In Brief
DLBCL is the most common non-Hodgkin lymphoma subtype in the western world, and is both clinically and biologically heterogeneous. This important trial confirms and extends earlier studies and establishes R-CHOP as a current standard for younger as well as older patients with DLBCL. There was no clear benefit to those who received R-CHOEP as compared with R-CHOP, suggesting to these authors that rituximab has a "chemo-equalizing" effect or that the more intensive and toxic CHOEP regimen impaired immune effector mechanisms important to rituximab response. The identification of a highly favorable subgroup of very low-risk patients (IPI 0, non-bulky) suggests that they should be treated and studied in future clinical trials separately from DLBCL patients with greater degrees of risk.
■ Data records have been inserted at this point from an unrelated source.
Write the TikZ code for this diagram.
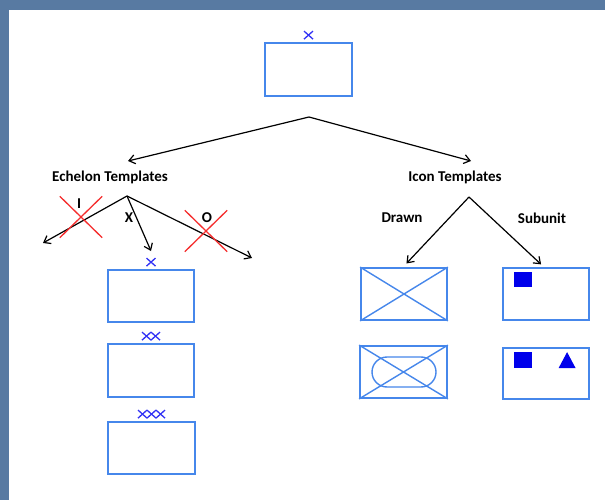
\documentclass[tikz,border=0pt]{standalone}
\usepackage{fontspec}
\setmainfont{Carlito}
\usepackage{tikz}
\usetikzlibrary{arrows.meta,calc,shapes.misc}

\definecolor{slide}{RGB}{88,122,162}
\definecolor{boxblue}{RGB}{70,135,235}
\definecolor{markblue}{RGB}{50,50,245}
\definecolor{solidblue}{RGB}{0,0,235}
\definecolor{strike}{RGB}{245,45,45}

\tikzset{
  unitbox/.style={draw=boxblue, line width=1.8pt, rectangle, inner sep=0pt,
    minimum width=86pt, minimum height=52pt},
  lbl/.style={font=\fontsize{15}{18}\selectfont\bfseries, inner sep=1pt},
  branch/.style={line width=1.2pt, -{Straight Barb[length=6pt, width=9pt, line width=1.2pt]}},
  strikeout/.style={cross out, draw=strike, line width=1.3pt, minimum width=41pt, minimum height=40pt},
  echelon/.style={draw=markblue, line width=1.3pt},
  diag/.style={draw=boxblue, line width=1.4pt}
}

% one echelon tick: a small x centred on #1
\newcommand{\tick}[1]{\draw[echelon] ($#1+(-4.5,-4)$) -- ++(9,8) ($#1+(4.5,-4)$) -- ++(-9,8);}

\begin{document}
\begin{tikzpicture}[x=1pt, y=-1pt]
    \useasboundingbox (0,0) rectangle (605,500);
    \fill[slide] (0,0) rectangle (605,500);
    \fill[white] (9,10) rectangle (605,500);

    % top unit
    \node[unitbox, minimum width=87pt, minimum height=53pt] (top) at (308.5,69.5) {};
    \tick{(top.north)+(0,-7)}
    \coordinate (split) at (309,117);

    \node[lbl] (echelon) at (110,177) {Echelon Templates};
    \node[lbl] (icon) at (455,177) {Icon Templates};
    \coordinate (etip) at (128,161);
    \coordinate (itip) at (471,161);
    \draw[branch] (split) -- (etip);
    \draw[branch] (split) -- (itip);

    % echelon branch
    \coordinate (esplit) at (127,196);
    \coordinate (eleft) at (43,243);
    \coordinate (emid) at (151,251);
    \coordinate (eright) at (252,258);
    \draw[branch] (esplit) -- (eleft);
    \draw[branch] (esplit) -- (emid);
    \draw[branch] (esplit) -- (eright);
    \node[lbl] (ltrI) at (79,204) {I};
    \node[lbl] (ltrX) at (129,218) {X};
    \node[lbl] (ltrO) at (207,218) {O};
    \node[strikeout] (noI) at (81,217) {};
    \node[strikeout] (noO) at (206,231) {};

    \node[unitbox] (e1) at (151,296) {};
    \node[unitbox, minimum height=53pt] (e2) at (151,370.5) {};
    \node[unitbox, minimum width=87pt] (e3) at (151.5,448) {};
    \tick{(e1.north)+(0,-7)}
    \foreach \dx in {-4.5,4.5} {\tick{(e2.north)+(\dx,-7)}}
    \foreach \dx in {-9,0,9} {\tick{(e3.north)+(\dx,-7)}}

    % icon branch
    \coordinate (isplit) at (469,197);
    \node[lbl] (drawn) at (402,218) {Drawn};
    \node[lbl] (subunit) at (542,218) {Subunit};
    \node[unitbox] (d1) at (404,294) {};
    \node[unitbox, minimum width=87pt] (d2) at (403.5,372) {};
    \node[unitbox] (s1) at (546,294) {};
    \node[unitbox, minimum height=51pt] (s2) at (546,373.5) {};
    \draw[branch, shorten >=5pt] (isplit) -- ($(d1.north)+(-1,0)$);
    \draw[branch, shorten >=4pt] (isplit) -- ($(s1.north)+(-2,0)$);

    \draw[diag] (d1.north west) -- (d1.south east) (d1.north east) -- (d1.south west);
    \draw[diag] (d2.north west) -- (d2.south east) (d2.north east) -- (d2.south west);
    \node[rounded rectangle, draw=boxblue, line width=1.4pt, inner sep=0pt,
      minimum width=64pt, minimum height=30pt] (oval) at (404,372) {};

    \fill[solidblue] ($(s1.north west)+(12,5)$) rectangle ++(18,15);
    \fill[solidblue] ($(s2.north west)+(12,5)$) rectangle ++(18,16);
    \fill[solidblue] ($(s2.north west)+(65,5)$) -- ++(8.5,16) -- ++(-17,0) -- cycle;
\end{tikzpicture}
\end{document}
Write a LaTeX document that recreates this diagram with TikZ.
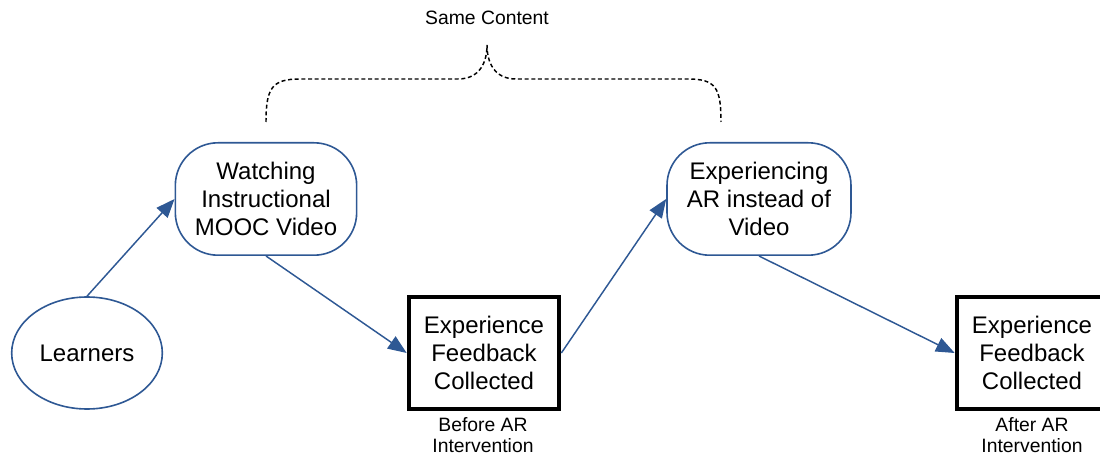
\documentclass[tikz,border=0pt]{standalone}
\usepackage{fontspec}
\setmainfont{Liberation Sans}
\usetikzlibrary{shapes.geometric, arrows.meta}
\definecolor{flowblue}{RGB}{46,88,148}

\begin{document}
\begin{tikzpicture}
        [x=0.75pt, y=-0.75pt,
        every node/.style={align=center, text=black, inner sep=0, font=\fontsize{18}{21}\selectfont},
        learner/.style={draw=flowblue, line width=1.2pt, shape=ellipse, minimum width=113pt, minimum height=84pt},
        stage/.style={draw=flowblue, line width=1.2pt, rounded corners=32pt, minimum height=84.3pt},
        feedback/.style={draw=black, line width=3pt, minimum width=113pt, minimum height=84pt},
        note/.style={font=\fontsize{14.5}{15.5}\selectfont},
        flow/.style={draw=flowblue, line width=1.1pt, -{Triangle[length=14pt, width=11pt]}}]

        \useasboundingbox (0, 0) rectangle (1100, 456);

        \node[learner] (learners) at (87, 353) {Learners};
        \node[stage, minimum width=136pt] (watching) at (266, 199) {Watching\\Instructional\\MOOC Video};
        \node[feedback] (before) at (484, 353) {Experience\\Feedback\\Collected};
        \node[stage, minimum width=138pt] (experiencing) at (759, 199) {Experiencing\\AR instead of\\Video};
        \node[feedback] (after) at (1032, 353) {Experience\\Feedback\\Collected};

        \node[note] (beforenote) at (483, 435) {Before AR\\Intervention};
        \node[note] (afternote) at (1032, 435) {After AR\\Intervention};
        \node[note] (same) at (487, 18) {Same Content};

        % brace over both stages
        \draw[dash pattern=on 3pt off 2pt, line width=1.1pt] (266, 122) .. controls (266, 88) and (272, 79) .. (300, 79) -- (458, 79)
          .. controls (480, 79) and (487, 62) .. (487, 45) .. controls (487, 62) and (494, 79) .. (516, 79) -- (688, 79)
          .. controls (716, 79) and (721, 88) .. (721, 122);

        \draw[flow] (learners.north) -- (watching.west);
        \draw[flow] (watching.south) -- (before.west);
        \draw[flow] (before.east) -- (experiencing.west);
        \draw[flow] (experiencing.south) -- (after.west);
      \end{tikzpicture}
\end{document}
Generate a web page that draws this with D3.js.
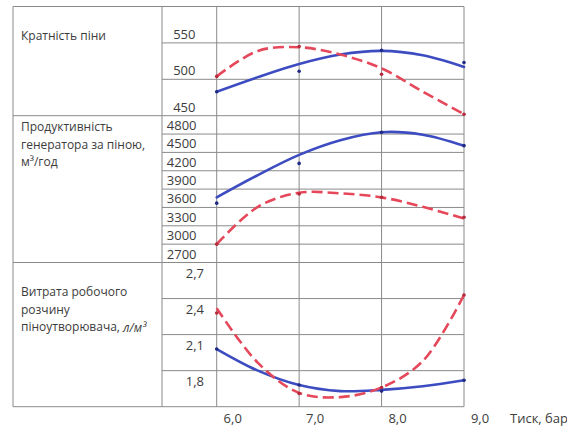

The addition of rituximab to CHOP has provided an important but incremental advance in DLBCL, and it remains essential to continue to build upon this progress. To this end, current clinical research in previously untreated DLBCL includes dose-modulated chemo-immunotherapy (e.g., dose-adjusted R-EPOCH or dose-dense R-CHOP), R-CHOP followed by radioimmunotherapy consolidation, and risk stratification for early stem cell transplantation based upon clinical IPI score, phenotypic or molecular markers, and PET response after 2-3 cycles of induction chemotherapy.
Competing Interests
Dr. Williams receives research funding from BiogenIDEC and Genentech.